The in-line adjusters are very simple, once you pick the correct one. See, my shifter cables run under the bar tape (or inside the handlebar now) so the adjuster on the right operates the front derailleur (left shifter). The adjuster on the left operates the right shifter and rear derailleur. If they’re set up properly, you simply turn the adjuster (the one on the left, that operates the right shifter) the same way that shifting is slow… This is tricky of course, if you don’t know your righty-tighty, lefty-loosey. So, say you’re slow going up the cassette to an easier gear. You simply turn the barrel adjuster away from you so the little silver piece moves to the left. No more than a quarter turn at a time, preferably an eighth. Your shifting should improve immediately. Easy as pie. If it’s hesitating going down the cassette, twist the adjuster the adjuster toward you.

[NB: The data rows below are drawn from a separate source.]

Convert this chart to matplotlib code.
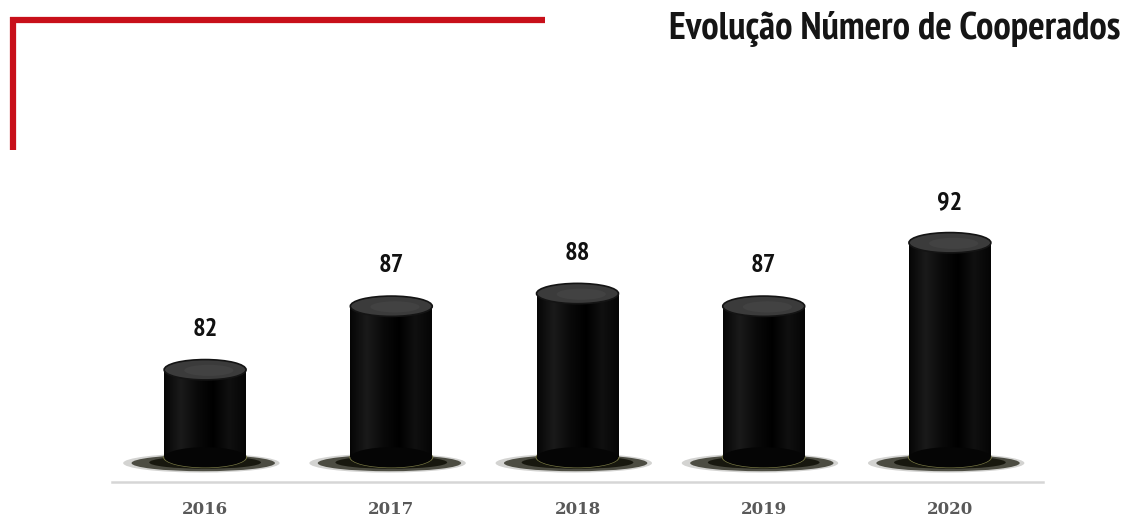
import numpy as np
import matplotlib.pyplot as plt
from matplotlib import font_manager
from matplotlib.patches import Ellipse, Rectangle
from matplotlib.colors import LinearSegmentedColormap
from matplotlib.lines import Line2D

# dados
anos = ['2016', '2017', '2018', '2019', '2020']
cooperados = [82, 87, 88, 87, 92]
base = 75.1  # valor onde os cilindros começam


def peso(f):
    wt = f.weight
    if isinstance(wt, str):
        wt = font_manager.weight_dict.get(wt, 400)
    return wt


def largura(f):
    if 'Narrow' in f.name:
        return 0
    return {'semi-condensed': 1, 'condensed': 2}.get(f.stretch, 3)


# procura uma fonte estreita e negrito (tipo Arial Narrow Bold)
cands = [f for f in font_manager.fontManager.ttflist
         if ('Narrow' in f.name or 'Condensed' in f.name
             or f.stretch in ('condensed', 'semi-condensed', 'extra-condensed'))
         and peso(f) >= 600 and f.style == 'normal']
cands.sort(key=lambda f: (largura(f), abs(peso(f) - 700)))
if cands:
    fonte = dict(fname=cands[0].fname)
    tipo = largura(cands[0])
else:
    fonte = dict(family=['Liberation Sans', 'DejaVu Sans'], weight='bold')
    tipo = 4
tam_t = {0: 28, 1: 27.5, 2: 27.5, 3: 27, 4: 21}[tipo]
tam_v = {0: 19, 1: 19, 2: 19, 3: 19, 4: 16}[tipo]
fp_title = font_manager.FontProperties(size=tam_t, **fonte)
fp_val = font_manager.FontProperties(size=tam_v, **fonte)

fig = plt.figure(figsize=(11.27, 5.22), dpi=100)
fig.patch.set_facecolor('white')

# linhas vermelhas do cabeçalho
fig.add_artist(Line2D([10 / 1127, 545 / 1127], [1 - 20 / 522, 1 - 20 / 522],
                      color='#c8101a', lw=4.5, solid_capstyle='butt'))
fig.add_artist(Line2D([13 / 1127, 13 / 1127], [1 - 17 / 522, 1 - 150 / 522],
                      color='#c8101a', lw=4.5, solid_capstyle='butt'))

fig.text(1120 / 1127, 1 - 29 / 522, 'Evolução Número de Cooperados',
         ha='right', va='center', fontproperties=fp_title, color='#151515')

ax = fig.add_axes([112 / 1127, 40 / 522, 931 / 1127, 302 / 522])
ax.set_xlim(-0.5, 4.5)
ax.set_ylim(73.16, 96.94)

w = 0.44
eh = 1.6  # altura da elipse em unidades de dados
body_cmap = LinearSegmentedColormap.from_list(
    'body', ['#050505', '#1a1a1a', '#0a0a0a', '#000000', '#101010', '#050505'])
grad = np.linspace(0, 1, 256).reshape(1, -1)

for i, v in enumerate(cooperados):
    # sombra no chão
    ax.add_patch(Ellipse((i - 0.02, 74.65), 0.84, 1.5, facecolor='#505048',
                         edgecolor='none', alpha=0.25, zorder=1))
    ax.add_patch(Ellipse((i - 0.01, 74.65), 0.77, 1.28, facecolor='#2a2a1e',
                         edgecolor='none', alpha=0.8, zorder=1))
    ax.add_patch(Ellipse((i, 74.7), 0.6, 1.0, facecolor='#15150c',
                         edgecolor='none', alpha=0.95, zorder=1))
    # corpo do cilindro com gradiente
    rect = Rectangle((i - w / 2, base), w, v - base, facecolor='none',
                     edgecolor='none')
    ax.add_patch(rect)
    im = ax.imshow(grad, cmap=body_cmap, aspect='auto',
                   extent=(i - w / 2, i + w / 2, base, v), zorder=2)
    im.set_clip_path(rect)
    ax.add_patch(Ellipse((i, base), w + 0.01, eh + 0.1, facecolor='#7d7d48',
                         edgecolor='none', zorder=1.5))
    ax.add_patch(Ellipse((i, base), w, eh, facecolor='#050505',
                         edgecolor='none', zorder=2))
    # tampa
    ax.add_patch(Ellipse((i, v), w, eh, facecolor='#3b3b3b',
                         edgecolor='#141414', lw=1.2, zorder=3))
    ax.add_patch(Ellipse((i + 0.02, v - 0.05), w * 0.6, eh * 0.55,
                         facecolor='#474747', edgecolor='none', alpha=0.6,
                         zorder=3))
    ax.annotate(str(v), (i, v), xytext=(0, 29), textcoords='offset points',
                ha='center', va='center', fontproperties=fp_val,
                color='#111111')

ax.set_xticks(range(len(anos)))
ax.set_xticklabels(anos, fontsize=12, fontweight='bold', color='#595959',
                   family=['DejaVu Serif'])
ax.tick_params(axis='x', length=0, pad=14)
ax.set_yticks([])
for s in ['top', 'left', 'right']:
    ax.spines[s].set_visible(False)
ax.spines['bottom'].set_color('#d6d6d6')
ax.spines['bottom'].set_linewidth(1.8)
ax.set_facecolor('none')

fig.savefig('out.png', dpi=100)
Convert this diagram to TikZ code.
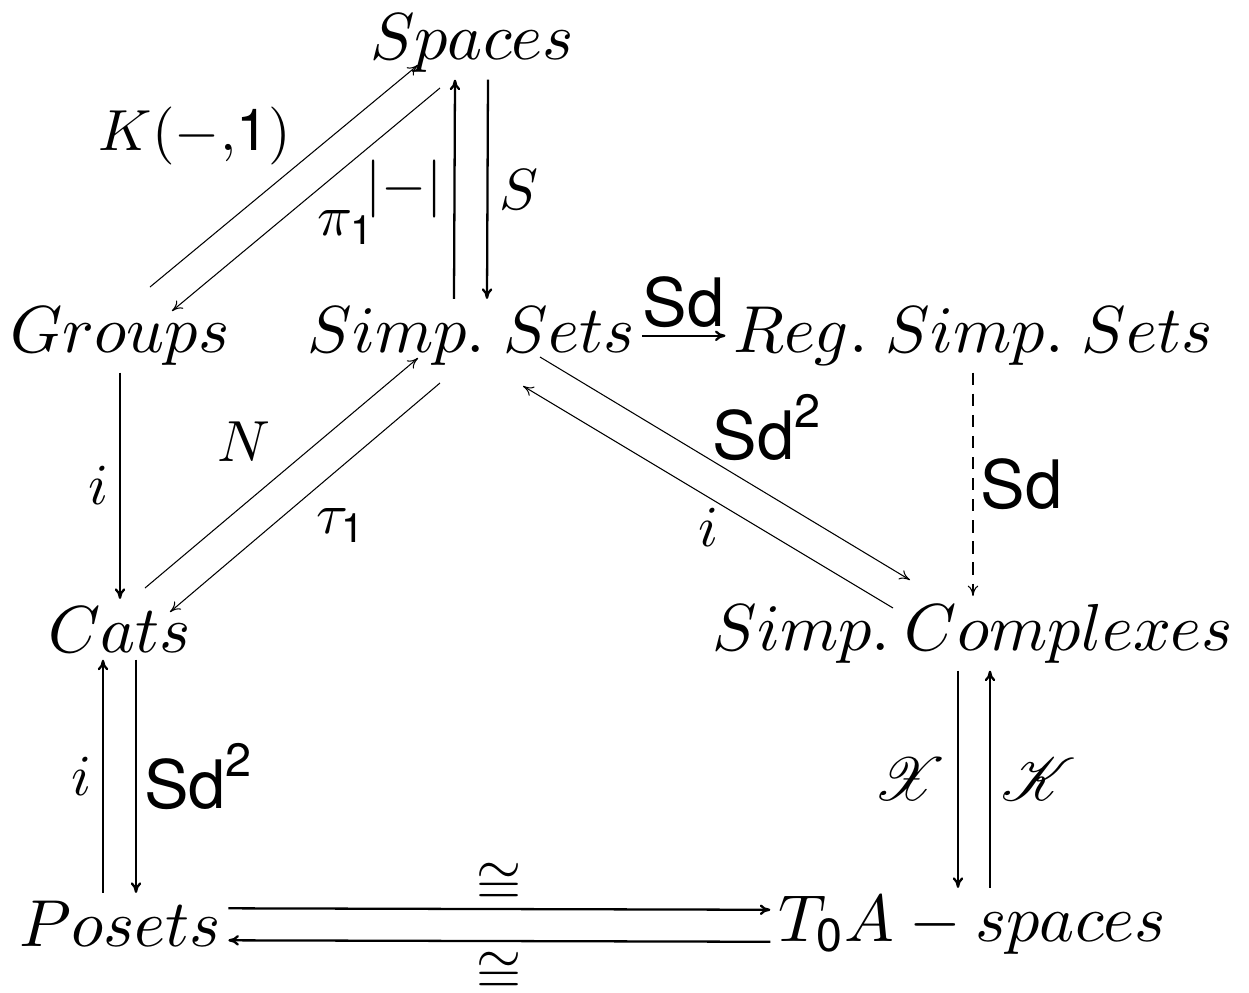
\documentclass[tikz,border=0pt]{standalone}
\usepackage{amsmath,amssymb}
\usepackage{mathrsfs}
\usepackage{fontspec}
\newfontfamily\heros{TeX Gyre Heros}
\newcommand{\hv}[1]{\text{\heros #1}}
% one design size for the big math letters
\DeclareFontShape{OML}{cmm}{m}{it}{<-> cmmi10}{}
\DeclareFontShape{OMS}{cmsy}{m}{n}{<-> cmsy10}{}
\DeclareFontShape{OT1}{cmr}{m}{n}{<-> cmr10}{}
\usetikzlibrary{arrows.meta}

\begin{document}
\begin{tikzpicture}[
    >={To[length=3pt,width=3pt]},
    obj/.style={font=\fontsize{18.9}{22}\selectfont, anchor=base, inner sep=2pt},
    lbl/.style={font=\fontsize{16.5}{19}\selectfont, inner sep=3pt},
    sdlbl/.style={font=\fontsize{19}{22}\selectfont, inner sep=2pt},
    isolbl/.style={font=\fontsize{16.5}{19}\selectfont, inner sep=1pt},
    arr/.style={->, line width=0.65pt},
    diag/.style={->, line width=0.3pt},
]

% Frame
\useasboundingbox (0,0) rectangle (12.49,-9.92);

% --- Objects ---
\node[obj] (spaces) at (4.72,-0.59) {$Spaces$};
\node[obj] (groups) at (1.20,-3.52) {$Groups$};
\node[obj] (simpsets) at (4.71,-3.52) {$Simp.\;Sets$};
\node[obj] (regsets) at (9.73,-3.52) {$Reg.\;Simp.\;Sets$};
\node[obj] (cats) at (1.20,-6.52) {$Cats$};
\node[obj] (complexes) at (9.73,-6.50) {$Simp.\:Complexes$};
\node[obj] (posets) at (1.20,-9.46) {$Posets$};
\node[obj] (tzero) at (9.72,-9.41) {$T_{\hv{0}}A-spaces$};

% --- Top: Spaces ---
\draw[diag] ([shift={(0.30,0.65)}]groups.base) -- node[lbl, above left, xshift=0.18cm] {$K(-{,}\hv{1})$} ([shift={(-0.54,-0.06)}]spaces.base);
\draw[diag] ([shift={(-0.32,-0.29)}]spaces.base) -- node[lbl, below right] {$\pi_{\hv{1}}$} ([shift={(0.52,0.41)}]groups.base);
\draw[arr] ([xshift=-0.17cm]simpsets.north) -- node[lbl, left] {$|{-}|$} ([xshift=-0.17cm]spaces.south);
\draw[arr] ([xshift=0.16cm]spaces.south) -- node[lbl, right] {$S$} ([xshift=0.16cm]simpsets.north);

% --- Middle row ---
\draw[arr] (simpsets.east) -- node[sdlbl, above] {$\hv{Sd}$} (regsets.west);
\draw[arr] (groups.south) -- node[lbl, left] {$i$} (cats.north);
\draw[diag] ([shift={(0.25,0.64)}]cats.base) -- node[lbl, above left] {$N$} ([shift={(-0.53,-0.06)}]simpsets.base);
\draw[diag] ([shift={(-0.31,-0.31)}]simpsets.base) -- node[lbl, below right] {$\tau_{\hv{1}}$} ([shift={(0.50,0.40)}]cats.base);
\draw[diag] ([shift={(0.69,-0.05)}]simpsets.base) -- node[sdlbl, above right, xshift=-0.2cm] {$\hv{Sd}^{\hv{2}}$} ([shift={(-0.63,0.70)}]complexes.base);
\draw[diag] ([shift={(-0.80,0.42)}]complexes.base) -- node[lbl, below] {$i$} ([shift={(0.52,-0.34)}]simpsets.base);
\draw[diag, dashed, dash pattern=on 3.5pt off 2.5pt] (regsets.south) -- node[sdlbl, right] {$\hv{Sd}$} (complexes.north);

% --- Bottom ---
\draw[arr] ([xshift=-0.17cm]posets.north) -- node[lbl, left] {$i$} ([xshift=-0.17cm]cats.south);
\draw[arr] ([xshift=0.16cm]cats.south) -- node[sdlbl, right] {$\hv{Sd}^{\hv{2}}$} ([xshift=0.16cm]posets.north);
\draw[arr] ([xshift=-0.15cm]complexes.south) -- node[lbl, left] {$\mathscr{X}$} ([xshift=-0.14cm]tzero.north);
\draw[arr] ([xshift=0.18cm]tzero.north) -- node[lbl, right] {$\mathscr{K}$} ([xshift=0.17cm]complexes.south);
\draw[arr] ([yshift=0.15cm]posets.east) -- node[isolbl, above] {$\cong$} ([yshift=0.15cm]tzero.west);
\draw[arr] ([yshift=-0.17cm]tzero.west) -- node[isolbl, below, yshift=-0.07cm] {$\cong$} ([yshift=-0.17cm]posets.east);

\end{tikzpicture}
\end{document}
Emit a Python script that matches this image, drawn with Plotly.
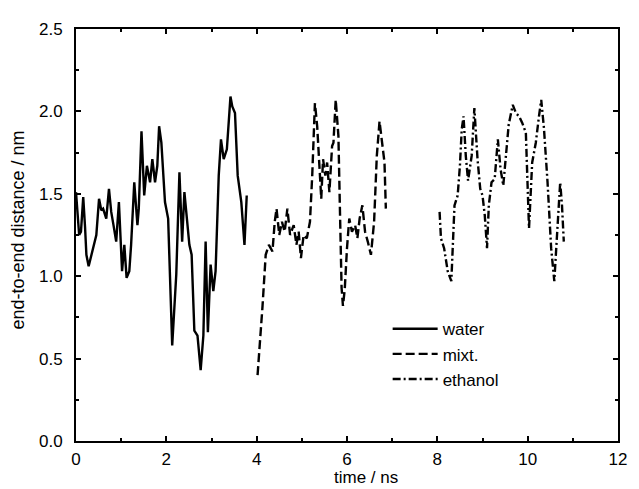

The in-line adjusters aren’t fool-proof though. Twist them too lose and your cable will rattle in your shifter handle – for that reason the in-line adjuster should only be used while you’re riding and then adjusted with the barrel adjuster at the back of the rear derailleur as soon as possible. Just be sure to screw the in-line adjuster back in first, before you index the shifting.
Next, to adjust the index on your rear derailleur with the barrel adjuster at the derailleur, either do it on a stand (easier) or with the bike upside down if you’re in a pinch. Just pay attention to which way you’re turning the adjuster if the bike is upside-down.
Now remember, this is just an adjustment, not a full indexing so don’t mess with the set screws and don’t bother with half of the other crap in the web tutorials, they’re only necessary for a full indexing.
First, shift to the smallest (hardest) gear in the back. Make sure you turn your in-line adjuster in all the way (turn it clockwise)… Then start turning over the pedals and take your barrel adjuster and twist it, one way or the other, it doesn’t actually matter, until it the chain starts clicking… Now, turn it the other way until the chain starts clicking again… Dead bang in the middle should be the perfect setting. Turn it back to the middle and try shifting up the cassette. If it shifts crisply (very little lag between the moving the shifter and the derailleur moving the chain), then shift back down the cassette… If it’s slow going down the cassette into harder gears, simply turn the barrel adjuster clockwise. Keep in mind, you’re pedaling all the while. If it’s slow going up the cassette into easier gears, turn it counter clockwise, a quarter or an eighth of a turn at a time… Fine-tune it until the shifting lag is the same both up and down the cassette.
Because you tightened the in-line adjuster down (or at least got it to the middle), when your cable stretches you’ll be able to give the in-line adjuster a quick twist and get your shifting squared away, quickly and easily.
That’s really all there is to adjusting the rear derailleur. For bigger problems, if these simple steps don’t vastly improve your shifting, then you can take it to the shop to have them figure it out.
Now, for the smart alec who will complain that it took more than a minute, besides the fact that you need a bike maintenance course, I can’t give you your money back. You didn’t send me any to begin with. Sheesh.